§ **Problem statement**: Extract each line of the material that follows exactly and omit its pictures.
───── Supplied data ─────
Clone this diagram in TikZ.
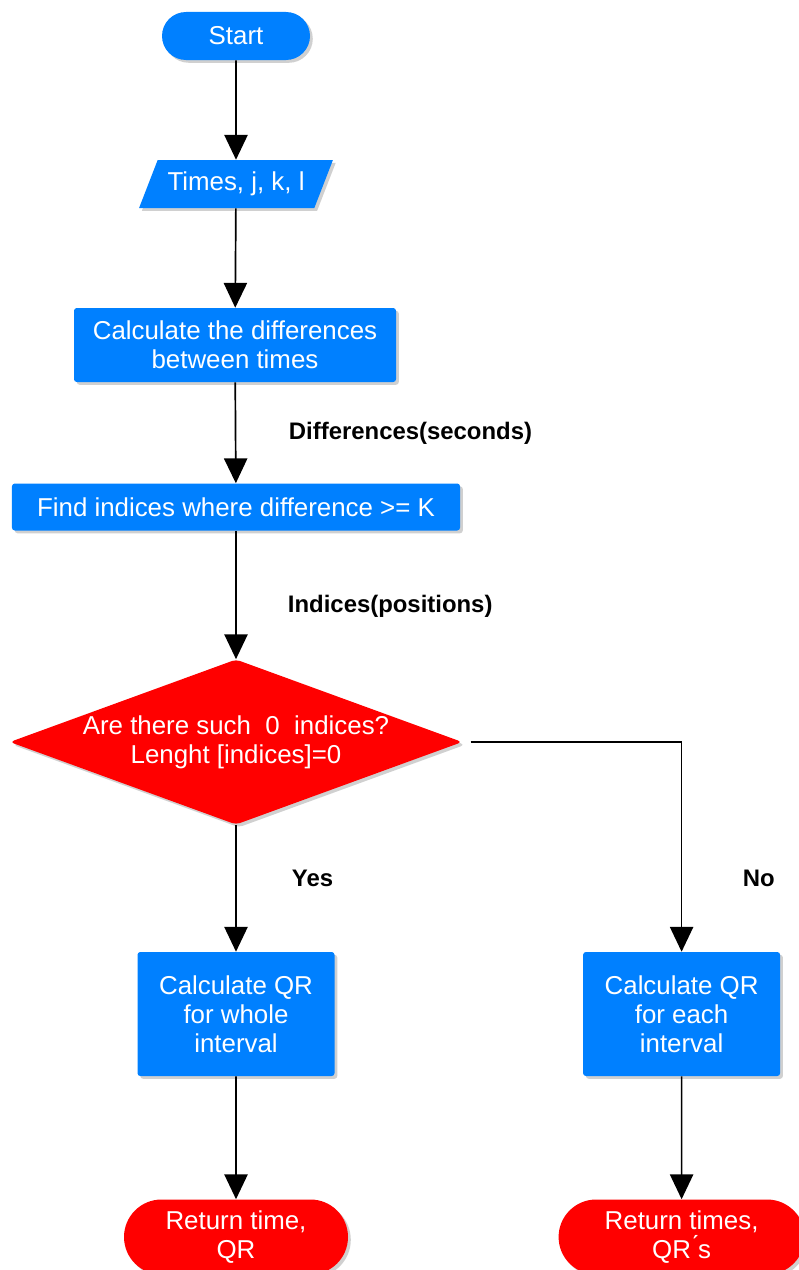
\documentclass[tikz,border=0pt]{standalone}
\usepackage{fontspec}
\setmainfont{Liberation Sans}
\usetikzlibrary{shapes.geometric,shapes.misc,shadows,arrows.meta}
\definecolor{flowblue}{RGB}{0,128,255}
\definecolor{flowred}{RGB}{255,0,0}
\tikzset{
  shade/.style={drop shadow={shadow xshift=0.07cm,shadow yshift=-0.07cm,opacity=0.3,fill=black!60}},
  txt/.style={text=white,font=\fontsize{18.4pt}{20.8pt}\selectfont,align=center,inner sep=0pt},
  term/.style={rounded rectangle,fill=#1,shade,txt},
  iobox/.style={trapezium,trapezium left angle=56,trapezium right angle=124,trapezium stretches=true,fill=flowblue,shade,txt},
  procbox/.style={rectangle,rounded corners=2pt,fill=flowblue,shade,txt},
  decbox/.style={diamond,aspect=2.74,rounded corners=3pt,fill=flowred,shade,txt},
  lbl/.style={anchor=west,font=\fontsize{17pt}{20pt}\selectfont\bfseries},
  flow/.style={line width=1.2pt,-{Triangle[width=0.58cm,length=0.62cm]}}
}
\begin{document}
\begin{tikzpicture}
	\clip (0,0) rectangle (19.975,-31.75);
	\fill[white] (0,0) rectangle (19.975,-31.75);
	% nodes
	\node[term=flowblue,minimum width=3.7cm,minimum height=1.2cm] (start) at (5.9,-0.9) {Start};
	\node[iobox,minimum width=4.85cm,minimum height=1.2cm] (input) at (5.9,-4.6) {Times, j, k, l};
	\node[procbox,minimum width=8.05cm,minimum height=1.85cm] (diff) at (5.875,-8.625) {Calculate the differences\\between times};
	\node[procbox,minimum width=11.2cm,minimum height=1.175cm] (find) at (5.9,-12.675) {Find indices where difference >= K};
	\node[decbox,minimum width=11.3cm,minimum height=4.125cm] (check) at (5.9,-18.55) {Are there such\ \ 0\ \ indices?\\Lenght [indices]=0};
	\node[procbox,minimum width=4.925cm,minimum height=3.1cm] (whole) at (5.9,-25.35) {Calculate QR\\for whole\\interval};
	\node[procbox,minimum width=4.925cm,minimum height=3.1cm] (each) at (17.04,-25.35) {Calculate QR\\for each\\interval};
	\node[term=flowred,minimum width=5.6cm,minimum height=1.875cm] (endone) at (5.9,-30.925) {Return time,\\QR};
	\node[term=flowred,minimum width=6.15cm,minimum height=1.875cm] (endall) at (17.04,-30.925) {Return times,\\QR\'{}s};
	% labels
	\node[lbl] (lbldiff) at (7.1,-10.825) {Differences(seconds)};
	\node[lbl] (lblidx) at (7.075,-15.15) {Indices(positions)};
	\node[lbl] (lblyes) at (7.175,-21.95) {Yes};
	\node[lbl] (lblno) at (18.45,-21.95) {No};
	% connectors
	\draw[flow] (start) -- (input);
	\draw[flow] (input) -- (diff);
	\draw[flow] (diff) -- (find);
	\draw[flow] (find) -- (check);
	\draw[flow] (check) -- (whole);
	\draw[flow] ([xshift=0.2cm]check.east) -| (each.north);
	\draw[flow] (whole) -- (endone);
	\draw[flow] (each) -- (endall);
\end{tikzpicture}
\end{document}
─────
§ **Full response**:
Clone this diagram in TikZ.
\documentclass[tikz,border=0pt]{standalone}
\usepackage{fontspec}
\setmainfont{Liberation Sans}
\usetikzlibrary{shapes.geometric,shapes.misc,shadows,arrows.meta}
\definecolor{flowblue}{RGB}{0,128,255}
\definecolor{flowred}{RGB}{255,0,0}
\tikzset{
  shade/.style={drop shadow={shadow xshift=0.07cm,shadow yshift=-0.07cm,opacity=0.3,fill=black!60}},
  txt/.style={text=white,font=\fontsize{18.4pt}{20.8pt}\selectfont,align=center,inner sep=0pt},
  term/.style={rounded rectangle,fill=#1,shade,txt},
  iobox/.style={trapezium,trapezium left angle=56,trapezium right angle=124,trapezium stretches=true,fill=flowblue,shade,txt},
  procbox/.style={rectangle,rounded corners=2pt,fill=flowblue,shade,txt},
  decbox/.style={diamond,aspect=2.74,rounded corners=3pt,fill=flowred,shade,txt},
  lbl/.style={anchor=west,font=\fontsize{17pt}{20pt}\selectfont\bfseries},
  flow/.style={line width=1.2pt,-{Triangle[width=0.58cm,length=0.62cm]}}
}
\begin{document}
\begin{tikzpicture}
	\clip (0,0) rectangle (19.975,-31.75);
	\fill[white] (0,0) rectangle (19.975,-31.75);
	% nodes
	\node[term=flowblue,minimum width=3.7cm,minimum height=1.2cm] (start) at (5.9,-0.9) {Start};
	\node[iobox,minimum width=4.85cm,minimum height=1.2cm] (input) at (5.9,-4.6) {Times, j, k, l};
	\node[procbox,minimum width=8.05cm,minimum height=1.85cm] (diff) at (5.875,-8.625) {Calculate the differences\\between times};
	\node[procbox,minimum width=11.2cm,minimum height=1.175cm] (find) at (5.9,-12.675) {Find indices where difference >= K};
	\node[decbox,minimum width=11.3cm,minimum height=4.125cm] (check) at (5.9,-18.55) {Are there such\ \ 0\ \ indices?\\Lenght [indices]=0};
	\node[procbox,minimum width=4.925cm,minimum height=3.1cm] (whole) at (5.9,-25.35) {Calculate QR\\for whole\\interval};
	\node[procbox,minimum width=4.925cm,minimum height=3.1cm] (each) at (17.04,-25.35) {Calculate QR\\for each\\interval};
	\node[term=flowred,minimum width=5.6cm,minimum height=1.875cm] (endone) at (5.9,-30.925) {Return time,\\QR};
	\node[term=flowred,minimum width=6.15cm,minimum height=1.875cm] (endall) at (17.04,-30.925) {Return times,\\QR\'{}s};
	% labels
	\node[lbl] (lbldiff) at (7.1,-10.825) {Differences(seconds)};
	\node[lbl] (lblidx) at (7.075,-15.15) {Indices(positions)};
	\node[lbl] (lblyes) at (7.175,-21.95) {Yes};
	\node[lbl] (lblno) at (18.45,-21.95) {No};
	% connectors
	\draw[flow] (start) -- (input);
	\draw[flow] (input) -- (diff);
	\draw[flow] (diff) -- (find);
	\draw[flow] (find) -- (check);
	\draw[flow] (check) -- (whole);
	\draw[flow] ([xshift=0.2cm]check.east) -| (each.north);
	\draw[flow] (whole) -- (endone);
	\draw[flow] (each) -- (endall);
\end{tikzpicture}
\end{document}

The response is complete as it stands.